Hal tersebut disampaikan oleh Anggota Baleg DPR RI, Yanuar Arif Wibowo, dalam Rapat Dengar Pendapat Umum (RDPU) bersama pelaku industri musik dan organisasi Vibrasi Suara Indonesia di Kompleks Parlemen, Senayan, Jakarta, Selasa (11/11).
Yanuar menilai persoalan hak cipta selama ini lebih bersifat keperdataan, bukan pidana. Karena itu, ia meminta agar LMK menghentikan praktik somasi yang kerap menimbulkan keresahan di kalangan musisi dan penyelenggara acara.
“Karena sering kali urusan royalti dan hak cipta ini sangat kuat keperdataannya, maka seharusnya jauh dari unsur pidana. Saya meminta LMK untuk moratorium semua somasi-somasi itu kepada semua pihak,” tegas Yanuar.
Ia juga mengkritik ketidakjelasan peran LMK dan LMKN yang justru memicu kebingungan antara penyanyi, pencipta lagu, dan pihak lain yang terlibat dalam industri musik.
“Karena sangat tidak jelasnya peran LMK dan LMKN ini, bahkan saya mengindikasi ributnya penyanyi, pencipta, dan pihak terkait itu karena LMK,” ujarnya.

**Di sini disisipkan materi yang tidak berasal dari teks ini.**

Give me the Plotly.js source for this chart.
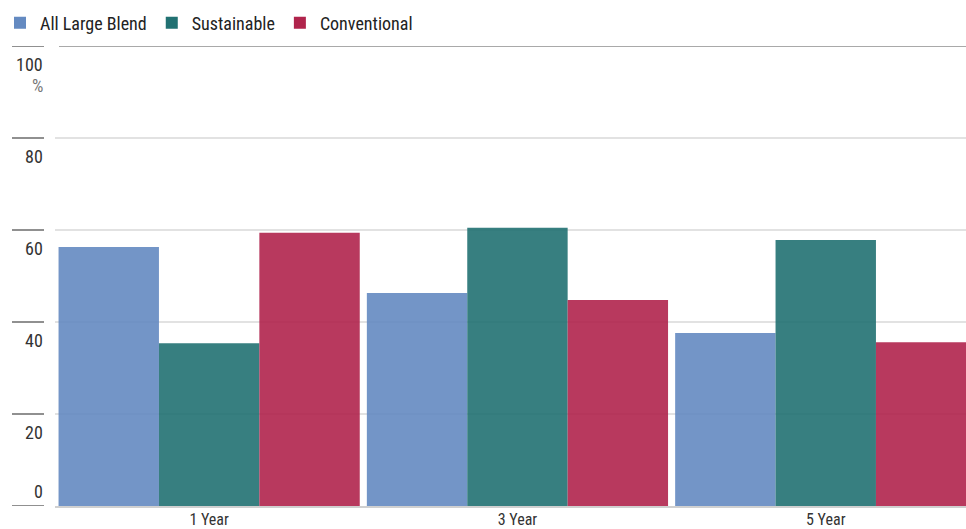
<!DOCTYPE html>
<html>
<head>
<meta charset="utf-8">
<script src="https://cdn.plot.ly/plotly-3.0.1.min.js"></script>
<style>html,body{margin:0;padding:0;background:#fff;}#chart{width:966px;height:529px;}</style>
</head>
<body>
<div id="chart"></div>
<script>
var categories = ["1 Year", "3 Year", "5 Year"];
var seriesNames = ["All Large Blend", "Sustainable", "Conventional"];
var allLargeBlend = [56.3, 46.3, 37.6];
var sustainable = [35.4, 60.5, 57.8];
var conventional = [59.4, 44.8, 35.6];
var yTickValues = [0, 20, 40, 60, 80, 100];
var yTickLabels = ["0", "20", "40", "60", "80", "100"];
var seriesColors = ["rgb(100,138,193)", "rgb(33,113,114)", "rgb(176,36,76)"];

var FONT = "'Liberation Sans Narrow', 'Roboto Condensed', Roboto, sans-serif";
var W = 966, ML = 55, PW = W - ML;
var catPx = 308.3;

function px2paper(px){ return (px - ML) / PW; }

var values = [allLargeBlend, sustainable, conventional];
var traces = values.map(function(v, i){
  return {
    type: "bar", name: seriesNames[i], x: categories, y: v,
    marker: {color: seriesColors[i], opacity: 0.9, line: {width: 0}},
    hoverinfo: "x+y+name"
  };
});

var shapes = [];
var annotations = [];
yTickValues.forEach(function(t, i){
  shapes.push({type: "line", xref: "paper", yref: "y", x0: px2paper(12), x1: px2paper(44), y0: t, y1: t,
    line: {color: "#6b6b6b", width: 1.5}, layer: "above"});
  annotations.push({xref: "paper", yref: "y", x: px2paper(45), y: t, yshift: t === 0 ? 15 : -18,
    xanchor: "right", yanchor: "middle",
    text: yTickLabels[i], showarrow: false, font: {family: FONT, size: 18, color: "#333"}});
});
annotations.push({xref: "paper", yref: "y", x: px2paper(45), y: 100, yshift: -39, xanchor: "right", yanchor: "middle",
  text: "%", showarrow: false, font: {family: FONT, size: 18, color: "#777"}});
shapes.push({type: "line", xref: "paper", yref: "y", x0: px2paper(59), x1: 1, y0: 100, y1: 100,
  line: {color: "#555", width: 1.2}, layer: "above"});

var layout = {
  width: 966, height: 529,
  margin: {l: ML, r: 0, t: 46, b: 23, autoexpand: false},
  paper_bgcolor: "#fff", plot_bgcolor: "#fff",
  barmode: "group", bargap: 0.023, bargroupgap: 0,
  font: {family: FONT, size: 17, color: "#333"},
  showlegend: true,
  legend: {orientation: "h", x: px2paper(0), xanchor: "left", y: (506 - 23) / 460, yanchor: "middle",
    font: {family: FONT, size: 18, color: "#222"}, itemwidth: 30, traceorder: "normal", bgcolor: "rgba(0,0,0,0)"},
  xaxis: {type: "category", range: [-0.5, -0.5 + PW / catPx], showgrid: false, zeroline: false,
    showline: true, linecolor: "#d0d0d0", linewidth: 1.5, ticks: "", ticklabelstandoff: -2,
    tickfont: {family: FONT, size: 16, color: "#333"}, fixedrange: true},
  yaxis: {range: [0, 100], tickvals: yTickValues, showticklabels: false, showgrid: true, gridcolor: "#e2e2e2",
    gridwidth: 1.5, zeroline: false, showline: false, ticks: "", fixedrange: true},
  shapes: shapes,
  annotations: annotations
};

Plotly.newPlot("chart", traces, layout, {displayModeBar: false, staticPlot: true});
</script>
</body>
</html>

Yanuar menambahkan, persoalan ini menunjukkan adanya kekosongan hukum dalam Undang-Undang Hak Cipta yang perlu segera direvisi agar fungsi lembaga manajemen kolektif dapat berjalan secara efektif.
“Makanya LMK ini masih perlu ada atau tidak? Karena begini, undang-undang kita perlu revisi karena ada kekosongan hukum di situ. Kasus di Bali yang sampai dipidanakan karena memutar musik, serta munculnya somasi ke berbagai pihak, menunjukkan LMK dan LMKN belum mampu menjalankan perannya,” tutur Yanuar.